** Begin DATA SEGMENT **

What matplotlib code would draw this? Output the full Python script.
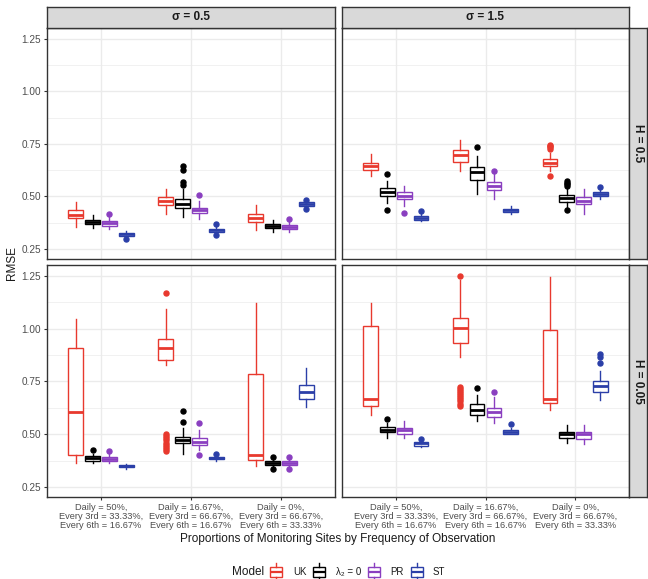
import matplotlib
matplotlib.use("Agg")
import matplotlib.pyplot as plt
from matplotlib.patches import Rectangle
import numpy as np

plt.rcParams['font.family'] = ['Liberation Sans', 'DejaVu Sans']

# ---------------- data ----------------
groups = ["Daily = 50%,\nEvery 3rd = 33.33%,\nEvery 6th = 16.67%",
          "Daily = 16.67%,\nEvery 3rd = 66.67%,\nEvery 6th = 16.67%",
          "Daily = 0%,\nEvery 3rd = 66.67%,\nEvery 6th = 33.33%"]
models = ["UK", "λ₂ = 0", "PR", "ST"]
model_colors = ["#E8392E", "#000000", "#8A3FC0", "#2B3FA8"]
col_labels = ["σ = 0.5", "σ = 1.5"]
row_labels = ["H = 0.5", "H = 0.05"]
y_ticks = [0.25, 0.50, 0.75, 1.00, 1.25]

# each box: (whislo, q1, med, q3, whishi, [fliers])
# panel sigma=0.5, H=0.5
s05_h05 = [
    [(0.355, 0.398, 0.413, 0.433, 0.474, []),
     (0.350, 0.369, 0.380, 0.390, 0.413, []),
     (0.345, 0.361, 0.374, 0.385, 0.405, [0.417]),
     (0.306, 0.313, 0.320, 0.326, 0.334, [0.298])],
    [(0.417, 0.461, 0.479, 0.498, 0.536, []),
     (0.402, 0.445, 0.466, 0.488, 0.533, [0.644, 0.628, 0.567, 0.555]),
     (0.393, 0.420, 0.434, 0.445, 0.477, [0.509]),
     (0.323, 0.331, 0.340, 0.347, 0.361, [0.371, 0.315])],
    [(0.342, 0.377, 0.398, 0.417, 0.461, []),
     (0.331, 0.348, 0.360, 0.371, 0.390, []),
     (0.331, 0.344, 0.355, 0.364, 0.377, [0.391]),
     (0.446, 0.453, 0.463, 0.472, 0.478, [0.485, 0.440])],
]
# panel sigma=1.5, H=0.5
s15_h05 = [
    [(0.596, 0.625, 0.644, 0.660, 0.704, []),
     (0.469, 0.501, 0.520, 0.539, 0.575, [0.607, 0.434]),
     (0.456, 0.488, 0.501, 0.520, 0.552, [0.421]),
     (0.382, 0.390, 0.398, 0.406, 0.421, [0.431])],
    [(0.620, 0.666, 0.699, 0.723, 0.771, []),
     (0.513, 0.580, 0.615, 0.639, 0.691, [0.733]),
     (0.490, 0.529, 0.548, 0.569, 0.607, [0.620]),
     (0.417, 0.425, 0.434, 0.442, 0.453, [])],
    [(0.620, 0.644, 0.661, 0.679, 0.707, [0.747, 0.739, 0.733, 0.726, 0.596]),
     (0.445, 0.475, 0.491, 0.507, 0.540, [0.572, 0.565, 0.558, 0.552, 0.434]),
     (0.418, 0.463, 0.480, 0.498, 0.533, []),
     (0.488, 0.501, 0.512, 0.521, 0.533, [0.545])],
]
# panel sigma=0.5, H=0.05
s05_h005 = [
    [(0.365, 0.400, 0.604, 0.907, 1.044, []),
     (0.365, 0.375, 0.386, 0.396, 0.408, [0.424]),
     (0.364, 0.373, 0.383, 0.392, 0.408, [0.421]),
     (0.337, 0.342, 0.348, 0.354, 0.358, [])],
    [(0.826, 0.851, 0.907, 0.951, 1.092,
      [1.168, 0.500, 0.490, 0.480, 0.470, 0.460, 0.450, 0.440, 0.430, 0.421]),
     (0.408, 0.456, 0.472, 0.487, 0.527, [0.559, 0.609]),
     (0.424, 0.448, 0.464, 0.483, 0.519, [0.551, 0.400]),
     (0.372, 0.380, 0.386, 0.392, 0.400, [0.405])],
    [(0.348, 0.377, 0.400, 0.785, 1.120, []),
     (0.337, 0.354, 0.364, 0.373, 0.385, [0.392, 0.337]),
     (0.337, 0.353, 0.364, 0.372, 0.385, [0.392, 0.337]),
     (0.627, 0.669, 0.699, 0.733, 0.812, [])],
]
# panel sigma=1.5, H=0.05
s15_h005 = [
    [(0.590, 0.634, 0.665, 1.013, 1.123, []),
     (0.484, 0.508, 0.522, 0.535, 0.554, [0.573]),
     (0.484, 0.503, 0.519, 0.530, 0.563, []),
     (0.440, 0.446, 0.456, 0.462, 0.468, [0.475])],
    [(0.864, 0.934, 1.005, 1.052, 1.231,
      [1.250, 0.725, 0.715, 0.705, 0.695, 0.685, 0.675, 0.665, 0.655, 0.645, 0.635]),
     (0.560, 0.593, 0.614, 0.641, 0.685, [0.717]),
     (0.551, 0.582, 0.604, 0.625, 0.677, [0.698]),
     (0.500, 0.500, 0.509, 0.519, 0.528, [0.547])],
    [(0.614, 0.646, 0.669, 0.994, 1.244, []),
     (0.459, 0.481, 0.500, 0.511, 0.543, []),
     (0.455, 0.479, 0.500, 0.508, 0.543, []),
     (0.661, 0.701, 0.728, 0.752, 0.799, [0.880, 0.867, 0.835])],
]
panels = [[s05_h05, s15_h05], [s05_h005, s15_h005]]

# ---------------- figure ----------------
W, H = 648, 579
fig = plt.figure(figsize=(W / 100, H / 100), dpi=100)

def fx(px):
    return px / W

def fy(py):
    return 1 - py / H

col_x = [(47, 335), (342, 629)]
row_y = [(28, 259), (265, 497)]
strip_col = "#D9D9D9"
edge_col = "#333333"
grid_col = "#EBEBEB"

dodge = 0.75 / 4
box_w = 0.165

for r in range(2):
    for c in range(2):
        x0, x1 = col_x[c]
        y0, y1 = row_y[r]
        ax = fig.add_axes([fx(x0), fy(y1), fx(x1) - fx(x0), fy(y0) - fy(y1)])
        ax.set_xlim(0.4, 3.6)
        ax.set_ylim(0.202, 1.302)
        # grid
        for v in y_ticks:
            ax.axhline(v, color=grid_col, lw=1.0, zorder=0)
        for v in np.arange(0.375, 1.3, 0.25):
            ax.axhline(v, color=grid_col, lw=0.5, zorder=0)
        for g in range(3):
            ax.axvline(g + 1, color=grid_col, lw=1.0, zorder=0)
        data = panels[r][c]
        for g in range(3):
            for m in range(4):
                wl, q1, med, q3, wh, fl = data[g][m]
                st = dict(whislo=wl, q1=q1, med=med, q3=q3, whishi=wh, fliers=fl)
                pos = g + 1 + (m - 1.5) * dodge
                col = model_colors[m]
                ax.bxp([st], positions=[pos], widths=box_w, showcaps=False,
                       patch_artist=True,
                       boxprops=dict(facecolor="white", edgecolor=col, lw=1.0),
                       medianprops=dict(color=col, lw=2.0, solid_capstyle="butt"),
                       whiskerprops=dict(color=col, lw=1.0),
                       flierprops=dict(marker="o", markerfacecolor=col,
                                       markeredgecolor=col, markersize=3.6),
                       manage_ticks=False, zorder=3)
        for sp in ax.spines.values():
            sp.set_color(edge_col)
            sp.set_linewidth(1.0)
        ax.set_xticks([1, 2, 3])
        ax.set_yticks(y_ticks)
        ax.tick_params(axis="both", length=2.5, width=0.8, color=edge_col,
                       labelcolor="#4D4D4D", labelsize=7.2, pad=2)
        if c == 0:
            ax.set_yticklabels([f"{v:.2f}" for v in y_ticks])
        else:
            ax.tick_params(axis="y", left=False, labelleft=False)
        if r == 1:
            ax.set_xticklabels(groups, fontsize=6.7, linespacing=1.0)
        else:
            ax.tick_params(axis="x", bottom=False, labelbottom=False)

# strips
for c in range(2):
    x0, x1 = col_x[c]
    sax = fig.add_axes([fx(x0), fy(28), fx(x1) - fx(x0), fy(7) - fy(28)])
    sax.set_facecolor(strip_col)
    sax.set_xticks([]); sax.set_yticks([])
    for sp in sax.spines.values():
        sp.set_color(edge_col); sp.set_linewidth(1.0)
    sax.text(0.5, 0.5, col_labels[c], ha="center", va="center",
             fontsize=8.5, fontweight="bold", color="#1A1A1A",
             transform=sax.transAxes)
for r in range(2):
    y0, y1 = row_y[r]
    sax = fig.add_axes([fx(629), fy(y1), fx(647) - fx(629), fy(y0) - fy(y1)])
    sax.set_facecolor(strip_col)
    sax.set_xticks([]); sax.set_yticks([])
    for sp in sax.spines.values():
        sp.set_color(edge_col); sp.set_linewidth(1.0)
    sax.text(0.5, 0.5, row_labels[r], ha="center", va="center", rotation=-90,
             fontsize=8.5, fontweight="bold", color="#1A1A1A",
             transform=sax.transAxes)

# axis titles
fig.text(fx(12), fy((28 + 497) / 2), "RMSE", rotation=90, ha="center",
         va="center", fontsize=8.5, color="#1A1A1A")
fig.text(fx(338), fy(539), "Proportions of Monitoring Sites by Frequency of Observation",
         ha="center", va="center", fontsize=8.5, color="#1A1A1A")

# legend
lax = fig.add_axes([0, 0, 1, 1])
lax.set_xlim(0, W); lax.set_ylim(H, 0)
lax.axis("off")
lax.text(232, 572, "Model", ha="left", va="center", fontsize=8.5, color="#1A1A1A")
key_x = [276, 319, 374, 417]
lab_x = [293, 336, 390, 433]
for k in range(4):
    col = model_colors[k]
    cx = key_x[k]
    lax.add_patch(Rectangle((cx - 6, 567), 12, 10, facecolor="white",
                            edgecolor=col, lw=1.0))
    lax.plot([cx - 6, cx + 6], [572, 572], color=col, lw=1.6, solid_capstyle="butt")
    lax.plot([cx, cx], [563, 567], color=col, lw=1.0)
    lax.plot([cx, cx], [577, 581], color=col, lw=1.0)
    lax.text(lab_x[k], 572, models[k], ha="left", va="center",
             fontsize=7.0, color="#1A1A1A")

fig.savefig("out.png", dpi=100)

** End DATA SEGMENT **

TASK GOAL
Print the data above verbatim from the first line through the line holding "plt.rcParams['font.family'] = ['Liberation", leaving every picture out.

RESULT OF THIS TASK
What matplotlib code would draw this? Output the full Python script.
import matplotlib
matplotlib.use("Agg")
import matplotlib.pyplot as plt
from matplotlib.patches import Rectangle
import numpy as np

plt.rcParams['font.family'] = ['Liberation Sans', 'DejaVu Sans']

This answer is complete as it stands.